→ **PROBLEM DESCRIPTION**
Take the lines of the data below from the very first through the line containing "const groups = ['FT', 'LOFT'];" and output them exactly, pictures excluded.

→ **DATA SHOWN**
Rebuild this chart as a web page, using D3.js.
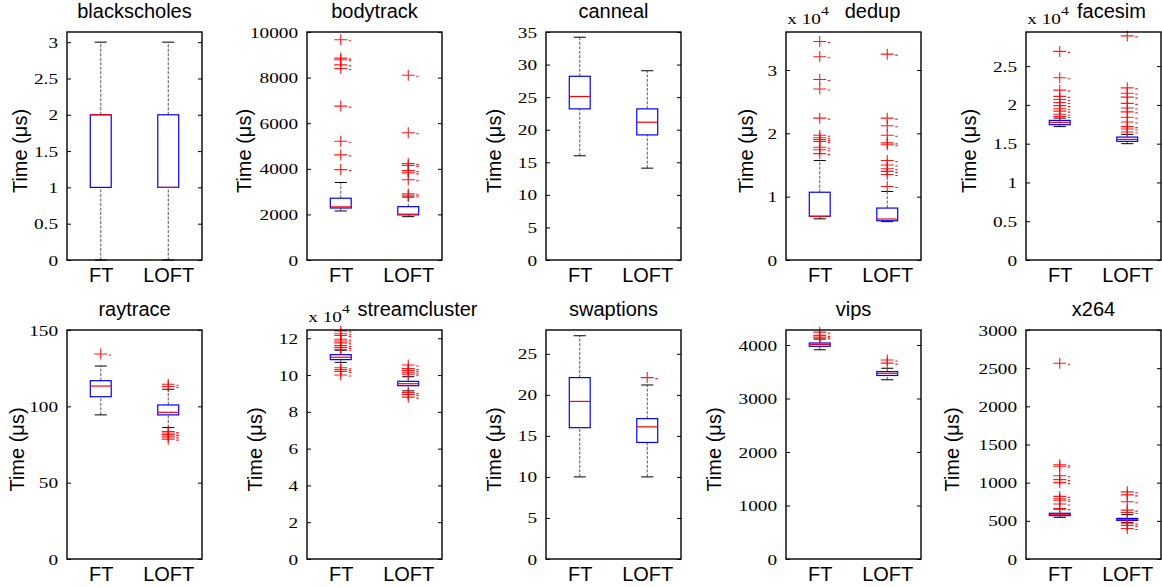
<!DOCTYPE html>
<html>
<head>
<meta charset="utf-8">
<script src="https://cdn.jsdelivr.net/npm/d3@7"></script>
<style>
  body { margin: 0; background: #fff; }
  svg { display: block; }
</style>
</head>
<body>
<svg id="chart" width="1162" height="587"></svg>
<script>
// Benchmarks (one panel each) and the two groups compared
const benchmarks = ['blackscholes', 'bodytrack', 'canneal', 'dedup', 'facesim',
                    'raytrace', 'streamcluster', 'swaptions', 'vips', 'x264'];
const groups = ['FT', 'LOFT'];

// Box stats per benchmark: [low whisker, q1, median, q3, high whisker]
// (dedup, facesim, streamcluster are in units of 10^4 us)
const ftStats = [
    [0, 1, 2, 2, 3],
    [2150, 2280, 2330, 2710, 3400],
    [16, 23.2, 25.1, 28.2, 34.2],
    [0.65, 0.69, 0.69, 1.07, 1.57],
    [1.72, 1.745, 1.775, 1.80, 1.83],
    [94.4, 106.3, 113.3, 116.8, 126.4],
    [10.69, 10.84, 10.97, 11.11, 11.35],
    [10, 16, 19.2, 22.1, 27.2],
    [3910, 3975, 4010, 4037, 4110],
    [546, 568, 580, 599, 655]
];
const loftStats = [
    [0, 1, 1, 2, 3],
    [1900, 1980, 2010, 2340, 2760],
    [14.1, 19.2, 21.15, 23.2, 29.05],
    [0.605, 0.62, 0.647, 0.82, 1.083],
    [1.50, 1.53, 1.555, 1.585, 1.62],
    [86.1, 94.4, 96.1, 100.9, 111.2],
    [9.14, 9.42, 9.53, 9.66, 9.91],
    [10, 14.2, 16.1, 17.1, 21.2],
    [3350, 3430, 3470, 3503, 3565],
    [480, 505, 515, 532, 580]
];

// Outliers ('+' markers)
const ftOutliers = [
    [],
    [9660, 8855, 8780, 8560, 8400, 6750, 5210, 4610, 3965],
    [],
    [3.45, 3.21, 2.85, 2.70, 2.24, 1.97, 1.93, 1.90, 1.87, 1.78, 1.74, 1.68],
    [2.69, 2.35, 2.19, 2.11, 2.07, 2.03, 1.99, 1.95, 1.92, 1.88, 1.85],
    [134.3],
    [12.4, 12.25, 12.15, 11.95, 11.85, 11.75, 11.6, 11.5, 11.4, 10.4, 10.3, 10.2, 10.0],
    [],
    [4240, 4180, 4150, 4130],
    [2564, 1235, 1215, 1090, 1040, 1000, 820, 790, 770, 720, 660]
];
const loftOutliers = [
    [],
    [8106, 5580, 4230, 4150, 3920, 3820, 3520, 2900, 2820],
    [],
    [3.25, 2.24, 2.12, 1.97, 1.85, 1.82, 1.57, 1.50, 1.44, 1.40, 1.35, 1.16],
    [2.89, 2.22, 2.15, 2.10, 2.02, 1.96, 1.91, 1.84, 1.78, 1.72, 1.69, 1.65],
    [114.5, 113, 83.5, 82.5, 81.5, 80.0, 78.5],
    [10.55, 10.35, 10.25, 10.15, 10.05, 9.05, 8.95, 8.8],
    [22.1],
    [3720, 3660],
    [880, 840, 750, 640, 610, 470, 440, 400]
];

// Y axis upper limits and tick labels
const yMax = [3.14, 10000, 35, 3.6, 2.94, 150, 12.45, 27.9, 4280, 3000];
const yTicks = [
    [0, 0.5, 1, 1.5, 2, 2.5, 3],
    [0, 2000, 4000, 6000, 8000, 10000],
    [0, 5, 10, 15, 20, 25, 30, 35],
    [0, 1, 2, 3],
    [0, 0.5, 1, 1.5, 2, 2.5],
    [0, 50, 100, 150],
    [0, 2, 4, 6, 8, 10, 12],
    [0, 5, 10, 15, 20, 25],
    [0, 1000, 2000, 3000, 4000],
    [0, 500, 1000, 1500, 2000, 2500, 3000]
];
const exponents = [0, 0, 0, 4, 4, 0, 4, 0, 0, 0];

// ---- layout ----
const colLeft = [67, 307, 546, 786, 1026];
const rowTop = [32, 330];
const rowBottom = [260, 559];
const plotW = 135;
const labelCenter = [47, 63, 52, 40, 57, 50, 52, 52, 72, 74];
const titleShift = [0, 0, 0, 19, 18, 0, 43, 0, 0, 0];
const SX = 1.3; // serif numbers look horizontally stretched in the reference
const serif = '"Liberation Serif", "Times New Roman", serif';
const sans = '"Liberation Sans", Arial, sans-serif';

const svg = d3.select('#chart');

benchmarks.forEach((name, i) => {
    const row = Math.floor(i / 5);
    const left = colLeft[i % 5];
    const top = rowTop[row];
    const h = rowBottom[row] - top;

    const g = svg.append('g').attr('transform', `translate(${left},${top})`);

    const x = d3.scaleLinear().domain([0.5, 2.5]).range([0, plotW]);
    const y = d3.scaleLinear().domain([0, yMax[i]]).range([h, 0]);

    // Boxes
    [ftStats[i], loftStats[i]].forEach((s, k) => {
        const pos = k + 1;
        const cx = x(pos);
        const [lo, q1, med, q3, hi] = s;
        const bg = g.append('g');

        // whiskers (dashed)
        [[q3, hi], [lo, q1]].forEach(([a, b]) => {
            bg.append('line')
                .attr('x1', cx).attr('x2', cx)
                .attr('y1', y(a)).attr('y2', y(b))
                .attr('stroke', '#444')
                .attr('stroke-width', 0.9)
                .attr('stroke-dasharray', '3,1.5');
        });
        // whisker caps
        [lo, hi].forEach(v => {
            bg.append('line')
                .attr('x1', x(pos - 0.09)).attr('x2', x(pos + 0.09))
                .attr('y1', y(v)).attr('y2', y(v))
                .attr('stroke', '#000')
                .attr('stroke-width', 1);
        });
        // box
        bg.append('rect')
            .attr('x', x(pos - 0.155))
            .attr('width', x(pos + 0.155) - x(pos - 0.155))
            .attr('y', y(q3))
            .attr('height', Math.max(y(q1) - y(q3), 1))
            .attr('fill', '#fff')
            .attr('stroke', '#0000ff')
            .attr('stroke-width', 1.2);
        // median
        bg.append('line')
            .attr('x1', x(pos - 0.155)).attr('x2', x(pos + 0.155))
            .attr('y1', y(med)).attr('y2', y(med))
            .attr('stroke', '#ff0000')
            .attr('stroke-width', 1.2);

        // outliers
        const outs = k === 0 ? ftOutliers[i] : loftOutliers[i];
        bg.selectAll('path.out')
            .data(outs)
            .enter()
            .append('path')
            .attr('class', 'out')
            .attr('d', v => {
                const py = y(v);
                return `M${cx - 6.5},${py}h13 M${cx},${py - 5.5}v11 M${cx + 8},${py + 1}h2.5`;
            })
            .attr('fill', 'none')
            .attr('stroke', '#ff0000')
            .attr('stroke-width', 1.1)
            .attr('stroke-opacity', 0.9);
    });

    // Left axis with serif (stretched) labels, inward ticks
    const axL = g.append('g')
        .call(d3.axisLeft(y).tickValues(yTicks[i]).tickSize(-4).tickPadding(9).tickFormat(d => d));
    axL.select('.domain').remove();
    axL.selectAll('.tick line').attr('stroke', '#000');
    axL.selectAll('.tick text')
        .attr('x', -9 / SX)
        .attr('dy', '0.34em')
        .attr('transform', `scale(${SX},1)`)
        .attr('font-family', serif)
        .attr('font-size', 14.8)
        .attr('fill', '#000');

    // Right axis: inward ticks only
    const axR = g.append('g')
        .attr('transform', `translate(${plotW},0)`)
        .call(d3.axisRight(y).tickValues(yTicks[i]).tickSize(-4).tickFormat(''));
    axR.select('.domain').remove();
    axR.selectAll('.tick line').attr('stroke', '#000');

    // Bottom category labels
    const axB = g.append('g')
        .attr('transform', `translate(0,${h})`)
        .call(d3.axisBottom(x).tickValues([1, 2]).tickSize(0).tickPadding(8)
            .tickFormat(d => groups[d - 1]));
    axB.select('.domain').remove();
    axB.selectAll('.tick text')
        .attr('font-family', sans)
        .attr('font-size', 20)
        .attr('fill', '#000');

    // Frame
    g.append('rect')
        .attr('x', 0).attr('y', 0)
        .attr('width', plotW).attr('height', h)
        .attr('fill', 'none')
        .attr('stroke', '#000')
        .attr('stroke-width', 1.4);

    // Title
    g.append('text')
        .attr('x', plotW / 2 + titleShift[i])
        .attr('y', -14)
        .attr('text-anchor', 'middle')
        .attr('font-family', sans)
        .attr('font-size', 20)
        .text(name);

    // Exponent label (x 10^4)
    if (exponents[i]) {
        const ex = g.append('text')
            .attr('x', 1).attr('y', -8)
            .attr('transform', `scale(${SX},1)`)
            .attr('font-family', serif)
            .attr('font-size', 14.8);
        ex.append('tspan').text('x 10');
        ex.append('tspan')
            .attr('dy', -9)
            .attr('font-size', 12)
            .text(exponents[i]);
    }

    // Y label
    g.append('text')
        .attr('transform', `translate(${-labelCenter[i]},${h / 2 + 5}) rotate(-90)`)
        .attr('text-anchor', 'middle')
        .attr('dominant-baseline', 'central')
        .attr('font-family', sans)
        .attr('font-size', 20)
        .text('Time (μs)');
});
</script>
</body>
</html>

→ **OUTPUT FOR THIS EXERCISE**
Rebuild this chart as a web page, using D3.js.
<!DOCTYPE html>
<html>
<head>
<meta charset="utf-8">
<script src="https://cdn.jsdelivr.net/npm/d3@7"></script>
<style>
  body { margin: 0; background: #fff; }
  svg { display: block; }
</style>
</head>
<body>
<svg id="chart" width="1162" height="587"></svg>
<script>
// Benchmarks (one panel each) and the two groups compared
const benchmarks = ['blackscholes', 'bodytrack', 'canneal', 'dedup', 'facesim',
                    'raytrace', 'streamcluster', 'swaptions', 'vips', 'x264'];
const groups = ['FT', 'LOFT'];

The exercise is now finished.